Yesterday evening I tended my garden with a childhood song going through my head: “I’m a lonely little petunia in an onion patch.” (Yes, they don’t write ’em the way they used to.) It played itself mercilessly, grindingly, until I had to wonder why. With neither petunias nor onions before me, why was that lonely little petunia singing its country heart out in my head?
Why did I even have to ask? I’ve been thinking about loneliness. And about aloneness. Being alone is not the same as feeling lonely any more than being with others is the same as not feeling lonely. But both have been orbiting in my thoughts, like phasing moons.
The other day I heard friends talk about taking risks, about making choices without a clear vision of consequences, about holding to principles. Each owning her singular way.

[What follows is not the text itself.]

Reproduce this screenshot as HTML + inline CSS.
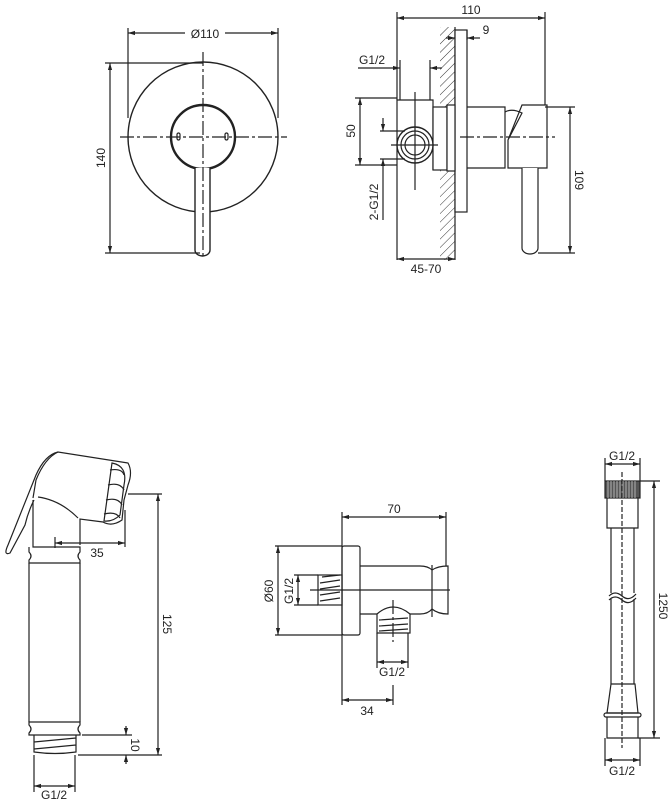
<!DOCTYPE html>
<html><head><meta charset="utf-8"><style>
html,body{margin:0;padding:0;background:#fff}
svg{display:block}
text{font-family:"Liberation Sans",sans-serif;font-size:12px;fill:#222}
</style></head><body>
<svg width="672" height="802" viewBox="0 0 672 802" xmlns="http://www.w3.org/2000/svg">
<defs>
<marker id="a" viewBox="0 0 10 10" refX="10" refY="5" markerWidth="6" markerHeight="6" orient="auto-start-reverse"><path d="M0,2 L10,5 L0,8 z" fill="#222"/></marker>
<pattern id="h" width="6" height="6" patternUnits="userSpaceOnUse" patternTransform="rotate(45)"><line x1="0" y1="0" x2="0" y2="6" stroke="#333" stroke-width="1"/></pattern>
</defs>
<g fill="none" stroke="#222" stroke-width="1.2">
<!-- View 1 -->
<circle cx="203" cy="137" r="75" stroke-width="1.4"/>
<circle cx="203" cy="137" r="32" fill="#fff" stroke-width="2.4"/>
<path d="M195,168 V250 A7.5,6 0 0 0 210,250 V168" fill="#fff" stroke-width="1.4"/>
<line x1="120" y1="137" x2="287" y2="137" stroke-dasharray="14,3,3,3"/>
<line x1="203" y1="52" x2="203" y2="258" stroke-dasharray="14,3,3,3"/>
<rect x="177" y="133" width="3" height="7" rx="1.5"/><rect x="225" y="133" width="3" height="7" rx="1.5"/>
<line x1="128" y1="28" x2="128" y2="118"/><line x1="278" y1="28" x2="278" y2="118"/>
<line x1="128" y1="33" x2="185" y2="33" marker-start="url(#a)"/><line x1="225" y1="33" x2="278" y2="33" marker-end="url(#a)"/>
<line x1="105" y1="63" x2="203" y2="63"/><line x1="105" y1="253" x2="200" y2="253"/>
<line x1="110" y1="63" x2="110" y2="253" marker-start="url(#a)" marker-end="url(#a)"/>
<!-- View 2 -->
<rect x="440" y="27" width="15" height="233" fill="url(#h)" stroke="none"/>
<line x1="455" y1="27" x2="455" y2="260"/>
<rect x="455" y="30" width="12" height="182" fill="#fff"/>
<path d="M397,260 V100 H433 V170"/>
<rect x="433" y="107" width="14" height="63" fill="#fff"/>
<rect x="447" y="105" width="8" height="66" fill="#fff"/>
<circle cx="415" cy="145" r="18" fill="#fff" stroke-width="1.4"/><circle cx="415" cy="145" r="14"/><circle cx="415" cy="145" r="10"/>
<line x1="391" y1="145" x2="438" y2="145"/><line x1="415" y1="92" x2="415" y2="190"/>
<path d="M467,107 H505 V168 H467"/>
<path d="M505,112 Q512,108 522,113 L508,140 V168 H547 V105 H522 L508,140"/>
<path d="M522,168 V248 A8,6 0 0 0 538,248 V168" fill="#fff"/>
<line x1="460" y1="137" x2="555" y2="137" stroke-dasharray="14,3,3,3"/>
<line x1="397" y1="12" x2="397" y2="100"/><line x1="545" y1="12" x2="545" y2="105"/>
<line x1="397" y1="18" x2="545" y2="18" marker-start="url(#a)" marker-end="url(#a)"/>
<line x1="467" y1="30" x2="467" y2="40"/>
<line x1="446" y1="38" x2="455" y2="38" marker-end="url(#a)"/><line x1="480" y1="38" x2="467" y2="38" marker-end="url(#a)"/>
<line x1="430" y1="60" x2="430" y2="100"/><line x1="400" y1="60" x2="400" y2="100"/>
<line x1="358" y1="68" x2="400" y2="68" marker-end="url(#a)"/><line x1="442" y1="68" x2="430" y2="68" marker-end="url(#a)"/>
<line x1="355" y1="98" x2="397" y2="98"/><line x1="355" y1="165" x2="397" y2="165"/>
<line x1="360" y1="98" x2="360" y2="165" marker-start="url(#a)" marker-end="url(#a)"/>
<line x1="380" y1="131" x2="405" y2="131"/><line x1="380" y1="159" x2="405" y2="159"/>
<line x1="383" y1="118" x2="383" y2="131" marker-end="url(#a)"/><line x1="383" y1="220" x2="383" y2="159" marker-end="url(#a)"/>
<line x1="545" y1="107" x2="575" y2="107"/><line x1="538" y1="253" x2="575" y2="253"/>
<line x1="570" y1="107" x2="570" y2="253" marker-start="url(#a)" marker-end="url(#a)"/>
<line x1="397" y1="259" x2="455" y2="259" marker-start="url(#a)" marker-end="url(#a)"/>
<!-- Hand shower -->
<path d="M33,498 L36,480 Q45,458 58,452 L128,463 Q133,472 128,485 L124,500 L122,520 Q112,527 103,522 L80,519 V545"/>
<path d="M58,452 Q45,455 36,475 L8,545 Q3,556 10,553 L25,525 Q28,512 34,500"/>
<path d="M38,497 Q60,500 78,518"/>
<path d="M112,463 Q128,466 124,485 L120,515 Q113,522 104,521 Z" />
<path d="M110,470 Q122,468 124,475 M108,485 Q120,482 124,490 M106,500 Q118,497 122,505 M104,514 Q116,511 120,518"/>
<path d="M33,500 V547 H80 V552 Q76,556 80,560 V563 H29 V560 Q33,556 29,552 V547"/>
<path d="M29,563 V722 M80,563 V722"/>
<path d="M29,722 H80 V725 Q76,729 80,733 V735 H29 V733 Q33,729 29,725 Z"/>
<path d="M34,735 V752 Q55,755 76,752 V735 M34,742 L76,738 M34,749 L76,745"/>
<line x1="82" y1="735" x2="132" y2="735"/><line x1="78" y1="755" x2="162" y2="755"/>
<line x1="126" y1="726" x2="126" y2="735" marker-end="url(#a)"/><line x1="126" y1="764" x2="126" y2="755" marker-end="url(#a)"/>
<line x1="128" y1="494" x2="162" y2="494"/>
<line x1="158" y1="494" x2="158" y2="755" marker-start="url(#a)" marker-end="url(#a)"/>
<line x1="125" y1="510" x2="125" y2="547"/><line x1="55" y1="537" x2="55" y2="548"/>
<line x1="55" y1="543" x2="125" y2="543" marker-start="url(#a)" marker-end="url(#a)"/>
<line x1="34" y1="755" x2="34" y2="792"/><line x1="75" y1="755" x2="75" y2="792"/>
<line x1="34" y1="786" x2="75" y2="786" marker-start="url(#a)" marker-end="url(#a)"/>
<!-- Middle -->
<rect x="342" y="546" width="18" height="89" rx="2" fill="#fff"/>
<rect x="318" y="575" width="24" height="30" fill="#fff"/>
<path d="M322,577 L340,575 M320,583 L340,580 M320,589 L340,586 M320,595 L340,592 M320,601 L340,598"/>
<path d="M360,566 H420 Q428,566 432,570 Q438,566 448,566 V614 Q438,614 432,609 Q428,614 420,614 H405 Q393,604 380,614 H360"/>
<line x1="432" y1="565" x2="432" y2="617"/>
<path d="M377,633 V614 Q393,600 410,614 V633 Z" fill="#fff"/>
<path d="M379,620 L408,618 M379,626 L408,624 M379,631 L408,629"/>
<line x1="310" y1="590" x2="450" y2="590"/>
<line x1="393" y1="600" x2="393" y2="642" stroke-dasharray="14,3,3,3"/>
<line x1="342" y1="512" x2="342" y2="705"/><line x1="446" y1="512" x2="446" y2="566"/>
<line x1="342" y1="517" x2="446" y2="517" marker-start="url(#a)" marker-end="url(#a)"/>
<line x1="275" y1="546" x2="342" y2="546"/><line x1="275" y1="635" x2="342" y2="635"/>
<line x1="278" y1="546" x2="278" y2="635" marker-start="url(#a)" marker-end="url(#a)"/>
<line x1="294" y1="575" x2="318" y2="575"/><line x1="294" y1="605" x2="318" y2="605"/>
<line x1="298" y1="575" x2="298" y2="605" marker-start="url(#a)" marker-end="url(#a)"/>
<line x1="377" y1="633" x2="377" y2="668"/><line x1="408" y1="633" x2="408" y2="668"/>
<line x1="377" y1="662" x2="408" y2="662" marker-start="url(#a)" marker-end="url(#a)"/>
<line x1="393" y1="685" x2="393" y2="705"/>
<line x1="342" y1="700" x2="393" y2="700" marker-start="url(#a)" marker-end="url(#a)"/>
<!-- Hose -->
<rect x="605" y="481" width="35" height="17" fill="#555"/>
<path d="M608,481 V498 M611,481 V498 M614,481 V498 M617,481 V498 M620,481 V498 M623,481 V498 M626,481 V498 M629,481 V498 M632,481 V498 M635,481 V498" stroke="#ccc" stroke-width="0.8"/>
<path d="M607,498 V528 H638 V498"/>
<path d="M611,528 V593 M634,528 V593 M611,599 V684 M634,599 V684"/>
<path d="M609,596 Q615,590 622,596 Q629,602 636,594 M609,600 Q615,594 622,600 Q629,606 636,598"/>
<path d="M611,684 H635 L638,713 H607 Z"/>
<rect x="604" y="713" width="37" height="4" rx="2"/>
<path d="M607,717 V738 H638 V717"/>
<line x1="622" y1="472" x2="622" y2="748" stroke-dasharray="5,2"/>
<line x1="605" y1="458" x2="605" y2="481"/><line x1="640" y1="458" x2="640" y2="481"/>
<line x1="605" y1="464" x2="640" y2="464" marker-start="url(#a)" marker-end="url(#a)"/>
<line x1="640" y1="481" x2="660" y2="481"/><line x1="638" y1="738" x2="660" y2="738"/>
<line x1="654" y1="481" x2="654" y2="738" marker-start="url(#a)" marker-end="url(#a)"/>
<line x1="605" y1="738" x2="605" y2="766"/><line x1="640" y1="738" x2="640" y2="766"/>
<line x1="605" y1="760" x2="640" y2="760" marker-start="url(#a)" marker-end="url(#a)"/>
</g>
<text x="205" y="38" text-anchor="middle">Ø110</text>
<text transform="translate(105,158) rotate(-90)" text-anchor="middle">140</text>
<text x="471" y="14" text-anchor="middle">110</text>
<text x="486" y="34" text-anchor="middle">9</text>
<text x="372" y="64" text-anchor="middle">G1/2</text>
<text transform="translate(355,131) rotate(-90)" text-anchor="middle">50</text>
<text transform="translate(378,202) rotate(-90)" text-anchor="middle">2-G1/2</text>
<text transform="translate(575,180) rotate(90)" text-anchor="middle">109</text>
<text x="426" y="273" text-anchor="middle">45-70</text>
<text x="97" y="557" text-anchor="middle">35</text>
<text transform="translate(163,624) rotate(90)" text-anchor="middle">125</text>
<text transform="translate(131,745) rotate(90)" text-anchor="middle">10</text>
<text x="54" y="799" text-anchor="middle">G1/2</text>
<text x="394" y="513" text-anchor="middle">70</text>
<text transform="translate(273,591) rotate(-90)" text-anchor="middle">Ø60</text>
<text transform="translate(293,591) rotate(-90)" text-anchor="middle">G1/2</text>
<text x="392" y="676" text-anchor="middle">G1/2</text>
<text x="367" y="715" text-anchor="middle">34</text>
<text x="622" y="460" text-anchor="middle">G1/2</text>
<text transform="translate(659,606) rotate(90)" text-anchor="middle">1250</text>
<text x="622" y="775" text-anchor="middle">G1/2</text>
</svg>
</body></html>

Each her own petunia in her own onion patch.
I just lived through three weeks without family nearby. They were gone, and I was terrified. I hope it didn’t show. But the time was instructive. I learned that a long time living without family nearby is just as scary as thinking about it. Onions to the horizon. And me, petunia.
Mine was the voice singing that redundant song. On some level, I had embraced my inner petunia.
I think loneliness and aloneness are not avoidable, and I also think we need not run from them. To know ourselves, we must be alone and must feel lonely — sometimes. Aloneness is harder for some than for others, to be sure, but loneliness is hard for everyone. That singing petunia was plaintively human. And insistent in my head.
It sang of life. Much as we need other petunias, it’s the onions that teach us our lives are on us.